I'm unable to get a flat TCD baseline; it drifts wildly as I change oven temperature. If I increase the oven temperature the TCD signal decreases and eventually recovers to a slightly lower steady-state value. If I decrease the oven temperature, the TCD signal increases and then recovers partially.

I have leak tested the entire system using Agilent's pressure-drop method and using an electronic leak detector, and no leaks are present. Agilent came to service the instrument and switched out the entire purged packet inlet, my packed column, and even the EPC module. One hefty bill later, the problem has not improved at all.

Haefa
This is one of the disadvantages of a TCD. You can get around this problem by using the column compensation on the GC. This records a baseline over the entire temperature program without an injection. If this baseline is reproducible, its is subtracted from your chromatogram, a you get a chromatogram with a flat baseline.
Regards,
Gilbert Staepels

Ideas mentioned in this note represent my own and not necesseraly those of the company I work for.
TCD's will often change baseline with oven program. Lots to explain about that. However, the line that caught my attention was the direction of the drift. Usually, my experience is higher oven, more baseline. So.... what carrier are you using, what column and what oven parameters?

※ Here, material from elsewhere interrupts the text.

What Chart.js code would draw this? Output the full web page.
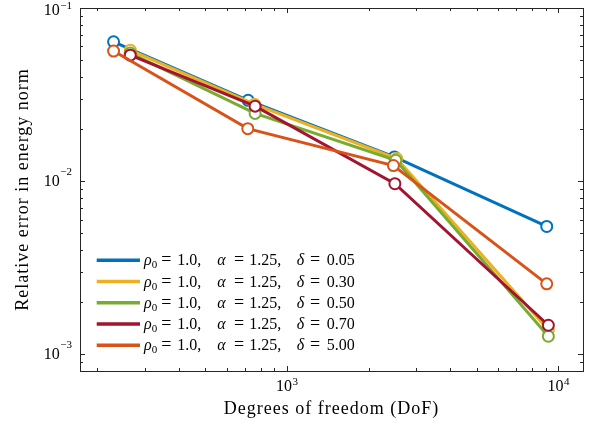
<!DOCTYPE html>
<html>
<head>
<meta charset="utf-8">
<script src="https://cdn.jsdelivr.net/npm/chart.js@4.4.1/dist/chart.umd.min.js"></script>
<style>
  html, body { margin: 0; padding: 0; background: #fff; }
  #wrap { width: 595px; height: 424px; }
</style>
</head>
<body>
<div id="wrap"><canvas id="grafico" width="595" height="424"></canvas></div>
<script>
// DATOS
const deltas = ["0.05", "0.30", "0.50", "0.70", "5.00"];
const colores = ["#0072BD", "#EDB120", "#77AC30", "#A2142F", "#D95319"];

const dofDelta005 = [230, 720, 2490, 9065];
const dofDelta030 = [265, 760, 2540, 9190];
const dofDelta050 = [265, 764, 2520, 9190];
const dofDelta070 = [265, 764, 2500, 9190];
const dofDelta500 = [230, 718, 2470, 9065];

const errDelta005 = [0.0638, 0.0293, 0.0138, 0.00547];
const errDelta030 = [0.0571, 0.0278, 0.0135, 0.00138];
const errDelta050 = [0.0549, 0.0246, 0.0132, 0.00127];
const errDelta070 = [0.0534, 0.0271, 0.00966, 0.00147];
const errDelta500 = [0.0564, 0.0201, 0.0123, 0.00255];

// ETIQUETAS DE LOS EJES (base 10 con exponente)
const xMayores = [1000, 10000];
const xExponentes = ["3", "4"];
const yMayores = [0.1, 0.01, 0.001];
const yExponentes = ["−1", "−2", "−3"];

const fuente = "Liberation Serif";
const colorEje = "#262626";

const dofs = [dofDelta005, dofDelta030, dofDelta050, dofDelta070, dofDelta500];
const errores = [errDelta005, errDelta030, errDelta050, errDelta070, errDelta500];

// marcas menores del eje logaritmico (k * 10^n)
function marcasLog(min, max) {
  const lista = [];
  for (let e = -4; e <= 5; e++) {
    for (let k = 1; k <= 9; k++) {
      const v = +(k * Math.pow(10, e)).toPrecision(3);
      if (v >= min && v <= max) lista.push({ value: v, major: k === 1 });
    }
  }
  return lista;
}

const datasets = deltas.map((d, i) => ({
  label: `δ = ${d}`,
  data: dofs[i].map((x, j) => ({ x: x, y: errores[i][j] })),
  borderColor: colores[i],
  borderWidth: 3,
  pointRadius: 5.5,
  pointHoverRadius: 5.5,
  pointBorderWidth: 2,
  pointBackgroundColor: "#fff",
  pointBorderColor: colores[i],
  tension: 0,
  fill: false,
  clip: false,
  order: deltas.length - i,
}));

// espaciado de letras para los titulos de ejes (imita la tipografia LaTeX)
const espaciado = {
  id: "espaciado",
  beforeDraw(chart) { chart.ctx.letterSpacing = "1px"; },
  beforeDatasetsDraw(chart) { chart.ctx.letterSpacing = "0px"; },
};

//MARCOS, MARCAS HACIA ADENTRO Y ETIQUETAS 10^n
const marcos = {
  id: "marcos",
  afterDatasetsDraw(chart) {
    const { ctx, chartArea: a, scales } = chart;
    ctx.save();
    ctx.letterSpacing = "0px";
    ctx.strokeStyle = colorEje;
    ctx.lineWidth = 1;
    ctx.beginPath();
    scales.x.ticks.forEach((t) => {
      const px = Math.round(scales.x.getPixelForValue(t.value)) + 0.5;
      const len = t.major ? 5 : 3;
      ctx.moveTo(px, a.bottom); ctx.lineTo(px, a.bottom - len);
      ctx.moveTo(px, a.top); ctx.lineTo(px, a.top + len);
    });
    scales.y.ticks.forEach((t) => {
      const py = Math.round(scales.y.getPixelForValue(t.value)) + 0.5;
      const len = t.major ? 5 : 3;
      ctx.moveTo(a.left, py); ctx.lineTo(a.left + len, py);
      ctx.moveTo(a.right, py); ctx.lineTo(a.right - len, py);
    });
    ctx.stroke();
    ctx.strokeRect(Math.round(a.left) + 0.5, Math.round(a.top) + 0.5,
      Math.round(a.right - a.left), Math.round(a.bottom - a.top));

    // etiquetas de potencias de diez
    ctx.fillStyle = "#000";
    ctx.textBaseline = "alphabetic";
    ctx.textAlign = "left";
    const fBase = `16px "${fuente}"`;
    const fExp = `11px "${fuente}"`;
    ctx.font = fBase;
    const w10 = ctx.measureText("10").width;

    xMayores.forEach((v, i) => {
      const px = scales.x.getPixelForValue(v);
      ctx.font = fExp;
      const we = ctx.measureText(xExponentes[i]).width;
      const x0 = px - (w10 + we) / 2;
      ctx.font = fBase;
      ctx.fillText("10", x0, a.bottom + 20);
      ctx.font = fExp;
      ctx.fillText(xExponentes[i], x0 + w10 + 0.5, a.bottom + 14);
    });
    yMayores.forEach((v, i) => {
      const py = scales.y.getPixelForValue(v);
      ctx.font = fExp;
      const we = ctx.measureText(yExponentes[i]).width;
      const xe = a.left - 8 - we;
      // la etiqueta superior se baja para que quepa en la figura
      ctx.fillText(yExponentes[i], xe, Math.max(py - 6, 8.5));
      ctx.font = fBase;
      ctx.fillText("10", xe - 0.5 - w10, Math.max(py + 5, 14.5));
    });
    ctx.restore();
  },
};

//LEYENDA CON TEXTO MATEMATICO
const leyenda = {
  id: "leyenda",
  afterDraw(chart) {
    const { ctx, chartArea: a } = chart;
    ctx.save();
    ctx.letterSpacing = "0px";
    ctx.fillStyle = "#000";
    ctx.textBaseline = "alphabetic";
    deltas.forEach((d, i) => {
      const y = a.bottom - 110.7 + i * 21.25;
      ctx.strokeStyle = colores[i];
      ctx.lineWidth = 3.5;
      ctx.beginPath();
      ctx.moveTo(a.left + 16.7, y);
      ctx.lineTo(a.left + 60, y);
      ctx.stroke();

      const x0 = a.left + 64;
      const base = y + 5;
      // [texto, desplazamiento, fuente, alineacion, subindice]
      const partes = [
        ["ρ", 0, "italic 16px", "left"],
        ["0", 7.7, "11px", "left", 3],
        ["=", 22.3, "18px", "center"],
        ["1.0,", 33.3, "16px", "left"],
        ["α", 73.3, "italic 16px", "left"],
        ["=", 95, "18px", "center"],
        ["1.25,", 105.3, "16px", "left"],
        ["δ", 152.7, "italic 16px", "left"],
        ["=", 171, "18px", "center"],
        [d, 182.7, "16px", "left"],
      ];
      partes.forEach(([txt, dx, f, al, dy]) => {
        ctx.font = `${f} "${fuente}"`;
        ctx.textAlign = al;
        ctx.fillText(txt, x0 + dx, base + (dy || 0));
      });
    });
    ctx.restore();
  },
};

new Chart(document.getElementById("grafico"), {
  type: "line",
  data: { datasets: datasets },
  options: {
    responsive: false,
    animation: false,
    devicePixelRatio: 1,
    layout: { padding: { top: 8, right: 12, left: 0, bottom: 0 } },
    plugins: {
      legend: { display: false },
      tooltip: { enabled: false },
    },
    scales: {
      x: {
        type: "logarithmic",
        min: 173,
        max: 12330,
        afterBuildTicks: (s) => { s.ticks = marcasLog(173, 12330); },
        afterFit: (s) => { s.height = 53; s.paddingLeft = 0; s.paddingRight = 0; },
        grid: { display: false },
        border: { display: false },
        ticks: { display: false },
        title: {
          display: true,
          text: "Degrees of freedom (DoF)",
          color: "#000",
          font: { family: fuente, size: 18 },
          padding: { top: 0, bottom: 4 },
        },
      },
      y: {
        type: "logarithmic",
        min: 0.0008,
        max: 0.1,
        afterBuildTicks: (s) => { s.ticks = marcasLog(0.0008, 0.1); },
        afterFit: (s) => { s.width = 80; s.paddingTop = 0; s.paddingBottom = 0; },
        grid: { display: false },
        border: { display: false },
        ticks: { display: false },
        title: {
          display: true,
          text: "Relative error in energy norm",
          color: "#000",
          font: { family: fuente, size: 18 },
          padding: { top: 12, bottom: 0 },
        },
      },
    },
  },
  plugins: [espaciado, marcos, leyenda],
});
</script>
</body>
</html>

Supposedly the Agilent tick tick detector would minimize drift but I have not seen that to be the case.

Did it ever not move up and down on oven program?

Best regards,
The TCD works similar to the electronic leak detectors as it measures the conductivity of the gas flowing through it. The TCD also should have a reference flow of the same gas as the carrier. If there are any differences in the flow between the two, then you can get shifts in the baseline.
The past is there to guide us into the future, not to dwell in.